Der Star der Mannschaft war zweifelsohne Olaf Marschall, der ganze 21 Saisontore erzielte. Allerdings ist es nicht fair, Olaf Marschall so hervorzuheben, ohne die fantastische Mannschaftsleistung zu würdigen. Außerdem muss gesagt werden, dass Kaiserslautern eine Vielzahl an starken Spielern im Kader hatte.
Torhüter Andreas Reinke, Miroslav Kadlec, Michael Schönberg, Harry Koch, Axel Roos, Ciriaco Sforza, Andreas Buck, Martin Wagner, Ratinho, Marian Hristov, Michael Ballack, Marco Reich, Jürgen Rische oder Pavel Kuka, sie alle verdienen höchste Anerkennung. Auch Andreas Brehme war Teil der Mannschaft. Ursprünglich hatte er 1996 seine Karriere beenden wollen, doch da er nicht als Absteiger zurücktreten wollte, hängte er nochmal zwei Jahre ran. In der Meistersaison 1998 macht er nur fünf Spiele, war jedoch mit seiner grenzenlosen Erfahrung Gold wert in der Kabine.
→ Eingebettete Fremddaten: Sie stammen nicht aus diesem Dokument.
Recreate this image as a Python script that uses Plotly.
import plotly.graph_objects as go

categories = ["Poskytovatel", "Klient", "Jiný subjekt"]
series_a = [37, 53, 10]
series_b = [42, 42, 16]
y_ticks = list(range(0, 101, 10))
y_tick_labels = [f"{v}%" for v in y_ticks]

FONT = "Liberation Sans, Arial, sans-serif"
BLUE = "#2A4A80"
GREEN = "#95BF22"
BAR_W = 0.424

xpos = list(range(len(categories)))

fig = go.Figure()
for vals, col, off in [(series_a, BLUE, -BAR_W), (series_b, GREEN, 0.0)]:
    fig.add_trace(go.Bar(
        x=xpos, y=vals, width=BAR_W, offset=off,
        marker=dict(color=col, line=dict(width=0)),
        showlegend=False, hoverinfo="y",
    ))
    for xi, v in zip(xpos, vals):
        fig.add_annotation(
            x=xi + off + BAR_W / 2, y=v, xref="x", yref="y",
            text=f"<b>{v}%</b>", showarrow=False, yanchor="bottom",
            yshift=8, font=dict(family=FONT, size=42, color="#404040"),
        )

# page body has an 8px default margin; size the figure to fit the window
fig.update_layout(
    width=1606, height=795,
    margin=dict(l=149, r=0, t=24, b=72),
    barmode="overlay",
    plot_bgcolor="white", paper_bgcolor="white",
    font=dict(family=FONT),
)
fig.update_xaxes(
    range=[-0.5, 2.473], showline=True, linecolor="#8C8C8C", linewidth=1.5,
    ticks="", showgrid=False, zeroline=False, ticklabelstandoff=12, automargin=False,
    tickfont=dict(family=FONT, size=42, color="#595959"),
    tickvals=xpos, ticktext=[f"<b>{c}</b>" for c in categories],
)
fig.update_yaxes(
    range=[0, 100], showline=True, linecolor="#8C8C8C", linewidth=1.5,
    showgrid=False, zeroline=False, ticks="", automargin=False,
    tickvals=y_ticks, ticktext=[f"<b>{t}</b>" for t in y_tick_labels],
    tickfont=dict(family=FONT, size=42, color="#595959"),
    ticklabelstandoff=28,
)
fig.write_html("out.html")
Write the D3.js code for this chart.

Denkt man an die damalige Mannschaft zurück, so wird jedem Fussballfan wehmütig um Herz, da Kaiserslautern aktuell nicht in der Bundesliga vertreten ist. Besonders die Stimmung auf dem Betzenberg war ein absolutes Highlight. Das Märchen von 1998 dürfte jedoch bis in alle Ewigkeit einzigartig bleiben.